Coding Democracy

by Maureen Webb

Code, more than law, will soon determine what kind of societies we live in and whether they end up resembling democracies at all. Yet code is incomprehensible to most people. Computer users, for the most part, are at the mercy of the code makers

Hackers are savants in this world. But their identity is protean.

Code sets the terms on which life in cyberspace is experienced
- Lessig

Privacy of the Weak, Transparency for the Powerful

If data is going to be really valuable, then companies that are collecting it are engaging in cybercolonialism

Democracy is the opposite of libertarianism. It is certainly the opposite of authoritarianism. It shares some ideals with anarchism.

Technology usually follows the path of least resistance. It makes the powerful more powerful and the un powerful even less powerful, unless you pay attention.
- Harry Halpin

The authoritarian philosophy and methods of the Russian regime have migrated to the West and are being employed by Western politicians and their supporters
This is exactly what we see in Guatemalan "netcenters" which are run by the state.

We are all vulnerable to believing the things we hear or read when they are repeated over and over again. The problem is not the plurality of information sources or even the trustworthiness of some of them. It is that we rely too heavily on computers for information, discourse, and connection. Limit your exposure to the internet, read books and long articles.

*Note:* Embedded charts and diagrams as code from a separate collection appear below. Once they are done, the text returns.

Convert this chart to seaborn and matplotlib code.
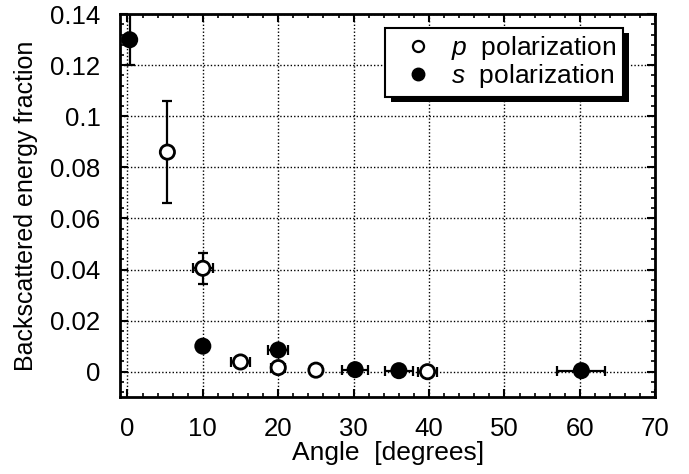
import matplotlib
matplotlib.use("Agg")
import matplotlib.pyplot as plt
import matplotlib.patheffects as pe
from matplotlib.lines import Line2D
from matplotlib.ticker import MultipleLocator
import seaborn as sns
import pandas as pd

# ---- data ----
p_angle = [5.3, 10, 15, 20, 25, 39.8]
p_frac = [0.086, 0.0405, 0.0038, 0.0016, 0.0006, 0.0000]
p_xerr = [0.6, 1.3, 1.2, 0.9, 0.8, 1.3]
p_yerr = [0.020, 0.006, 0.0, 0.0, 0.0, 0.0]

s_angle = [0.3, 10, 20, 30.2, 36, 60.2]
s_frac = [0.130, 0.0100, 0.0085, 0.0008, 0.0004, 0.0004]
s_xerr = [0.0, 0.0, 1.3, 1.7, 1.9, 3.2]
s_yerr = [0.010, 0.0, 0.0, 0.0, 0.0, 0.0]

x_ticks = [0, 10, 20, 30, 40, 50, 60, 70]
y_ticks = [0, 0.02, 0.04, 0.06, 0.08, 0.1, 0.12, 0.14]
y_ticklabels = ["0", "0.02", "0.04", "0.06", "0.08", "0.1", "0.12", "0.14"]
x_label = "Angle  [degrees]"
y_label = "Backscattered energy fraction"
legend_labels = [r"$\mathit{p}$  polarization", r"$\mathit{s}$  polarization"]

df = pd.DataFrame({
    "angle": p_angle + s_angle,
    "frac": p_frac + s_frac,
    "pol": ["p"] * len(p_angle) + ["s"] * len(s_angle),
})

sns.set_theme(style="ticks")
plt.rcParams["font.family"] = ["Liberation Sans", "DejaVu Sans"]
plt.rcParams["mathtext.fontset"] = "custom"
plt.rcParams["mathtext.it"] = "Liberation Sans:italic"
plt.rcParams["mathtext.rm"] = "Liberation Sans"
plt.rcParams["text.color"] = "black"
plt.rcParams["axes.labelcolor"] = "black"
plt.rcParams["xtick.color"] = "black"
plt.rcParams["ytick.color"] = "black"

FS = 18.5
LFS = 19

fig = plt.figure(figsize=(6.89, 4.74), dpi=100)
ax = fig.add_axes([0.174, 0.162, 0.777, 0.808])

# grid
ax.set_axisbelow(True)
ax.grid(True, which="major", color="black", linestyle=(0, (1, 1.5)), linewidth=1.0)

# error bars
ax.errorbar(p_angle, p_frac, xerr=p_xerr, yerr=p_yerr, fmt="none",
            ecolor="black", elinewidth=1.6, capsize=3.5, capthick=1.6, zorder=3)
ax.errorbar(s_angle, s_frac, xerr=s_xerr, yerr=s_yerr, fmt="none",
            ecolor="black", elinewidth=1.6, capsize=3.5, capthick=1.6, zorder=3)

# markers
sns.scatterplot(data=df, x="angle", y="frac", hue="pol",
                palette={"p": "white", "s": "black"}, edgecolor="black",
                linewidth=2.0, s=105, legend=False, ax=ax, zorder=4, clip_on=False)

ax.set_xlim(-1, 70)
ax.set_ylim(-0.01, 0.14)
ax.set_xticks(x_ticks)
ax.set_yticks(y_ticks)
ax.set_yticklabels(y_ticklabels)
ax.xaxis.set_minor_locator(MultipleLocator(2))
ax.yaxis.set_minor_locator(MultipleLocator(0.004))
ax.tick_params(which="both", direction="in", top=True, right=True, color="black")
ax.tick_params(which="major", length=6, width=1.5, labelsize=FS, labelcolor="black")
ax.tick_params(axis="x", which="major", pad=14)
ax.tick_params(axis="y", which="major", pad=14)
ax.tick_params(which="minor", length=3, width=1.2)
for sp in ax.spines.values():
    sp.set_linewidth(2.0)
    sp.set_color("black")

ax.set_xlabel(x_label, fontsize=LFS, labelpad=0, color="black")
ax.set_ylabel(y_label, fontsize=18, labelpad=9, color="black")

handles = [
    Line2D([], [], marker="o", linestyle="none", markerfacecolor="white",
           markeredgecolor="black", markeredgewidth=1.6, markersize=8),
    Line2D([], [], marker="o", linestyle="none", markerfacecolor="black",
           markeredgecolor="black", markersize=9),
]
leg = ax.legend(handles, legend_labels, loc="upper right",
                bbox_to_anchor=(0.94, 0.965), fontsize=LFS, frameon=True,
                fancybox=False, framealpha=1, edgecolor="black",
                handletextpad=0.25, borderpad=0.25, labelspacing=0.0,
                handlelength=2.0, borderaxespad=0)
for t in leg.get_texts():
    t.set_color("black")
frame = leg.get_frame()
frame.set_linewidth(1.5)
frame.set_path_effects([pe.SimplePatchShadow(offset=(4, -4), shadow_rgbFace="black", alpha=1.0),
                        pe.Normal()])
leg.set_zorder(10)

fig.savefig("out.png", dpi=100, facecolor="white")
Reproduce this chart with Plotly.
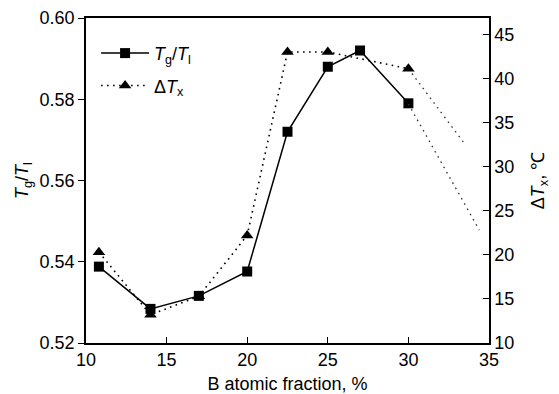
import plotly.graph_objects as go

# Data
x_ratio = [10.8, 14, 17, 20, 22.5, 25, 27, 30]
tg_tl = [0.5388, 0.5284, 0.5316, 0.5376, 0.5720, 0.5880, 0.5920, 0.5790]

x_dtx = [10.8, 14, 17, 20, 22.5, 25, 30]
dtx = [20.3, 13.2, 15.3, 22.2, 43.0, 43.0, 41.1]

# dotted extension lines beyond 30 % (right-axis units)
ext1_x = [30, 33.4]
ext1_y = [41.1, 32.8]
ext2_x = [30, 34.4]
ext2_y = [37.1, 22.8]

x_ticks = [10, 15, 20, 25, 30, 35]
yl_ticks = [0.52, 0.54, 0.56, 0.58, 0.60]
yr_ticks = [10, 15, 20, 25, 30, 35, 40, 45]

FONT = "Liberation Sans, Arial, sans-serif"
fs = 18
dotdash = "1.6px,4.4px"

fig = go.Figure()

fig.add_trace(go.Scatter(
    x=ext1_x, y=ext1_y, yaxis="y2", mode="lines",
    line=dict(color="#333", width=1.3, dash=dotdash), showlegend=False, hoverinfo="skip"))
fig.add_trace(go.Scatter(
    x=ext2_x, y=ext2_y, yaxis="y2", mode="lines",
    line=dict(color="#333", width=1.3, dash=dotdash), showlegend=False, hoverinfo="skip"))

fig.add_trace(go.Scatter(
    x=x_dtx, y=dtx, yaxis="y2", mode="lines+markers",
    name="Δ<i>T</i><sub>x</sub>", legendgroup="b",
    line=dict(color="black", width=1.6, dash=dotdash),
    marker=dict(symbol="triangle-up", size=11, color="black"),
    legendrank=2))

fig.add_trace(go.Scatter(
    x=x_ratio, y=tg_tl, mode="lines+markers",
    name="<i>T</i><sub>g</sub>/<i>T</i><sub>l</sub>", legendgroup="a",
    line=dict(color="black", width=1.5),
    marker=dict(symbol="square", size=10, color="black"),
    legendrank=1))

axis_common = dict(
    showline=True, linecolor="black", linewidth=1.5, automargin=False,
    tickfont=dict(family=FONT, size=fs, color="black"),
    showgrid=False, zeroline=False, ticklen=6, tickwidth=1.2, tickcolor="black",
)

fig.update_layout(
    width=559, height=394,
    margin=dict(l=86, r=70, t=18, b=51),
    paper_bgcolor="white", plot_bgcolor="white",
    font=dict(family=FONT, size=fs, color="black"),
    showlegend=True,
    legend=dict(x=0.025, y=0.948, xanchor="left", yanchor="top",
                bgcolor="rgba(0,0,0,0)", font=dict(family=FONT, size=fs),
                traceorder="grouped", tracegroupgap=6, itemwidth=48),
    xaxis=dict(range=[10, 35], tickvals=x_ticks, ticks="inside", mirror=True,
               title=dict(text="B atomic fraction, %", font=dict(family=FONT, size=fs), standoff=9),
               **axis_common),
    yaxis=dict(range=[0.52, 0.60], tickvals=yl_ticks, tickformat=".2f", ticks="outside",
               title=dict(text="<i>T</i><sub>g</sub>/<i>T</i><sub>l</sub>", font=dict(family=FONT, size=fs), standoff=6),
               **axis_common),
    yaxis2=dict(range=[10, 46.85], tickvals=yr_ticks, ticks="inside", overlaying="y", side="right",
                title=dict(text="Δ<i>T</i><sub>x</sub>, ℃", font=dict(family=FONT, size=fs), standoff=18),
                **axis_common),
)

fig.write_html("out.html")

In the digital era, if you expect to decide freely what you listen to and watch, receive, send, publish, create, and even think as a citizen, net neutrality is essential.

Corporations are relying on this rentier economy based on leasing software the way earlier ruling classes relied on leasing land. If you and your democratically elected government cannot own and control the software you use, you will be at the mercy of the corporations that do.

Platforms like TaskRabbit allow workers to make a pittance fetching and delivering things, not unlike lackeys in earlier periods of historic inequality.

Digital capitalism, as it is currently practiced, does not serve the commonwealth. It is likely not even sustainable. Left unchecked, it will continue to generate monopolies, gross inequality, and economies that do not work for the majority of people.

We need a far more sophisticated argument about ownership that does not just fall into the caricature of either pure privatisation, or pure state control.

It's important that we build the tools now so that the next generation will live with alternatives and start using them.

The distribution of work and wealth will be the defining challenge of the twenty-first century, and legislators will not be up to solving the problem. The owners of the robots will be like the slave owners of the cotton fields: all the wealth will go into their hands.

The hacker ethic is a question of politics, not programming

My personal view is that digital tech should not be used for everything. I think we should go back to simpler ways of running electrical grids and elections, for example. Systems are more resilient when they are not wholly digital and when they are smaller, more local, and modular. Consumers should have analogue options for things like fridges and cars, and design priorities for household goods should be durability and clean energy use, not interconnectedness.

Questioning authority and thinking for yourself is an essential component of science, of civil rights, of society.
- Joi Ito

What if digital systems enabled people to band together into quasi-autonomous governance units for mutual protection and provisioning without resorting to government while reaping superior forms of services and protection?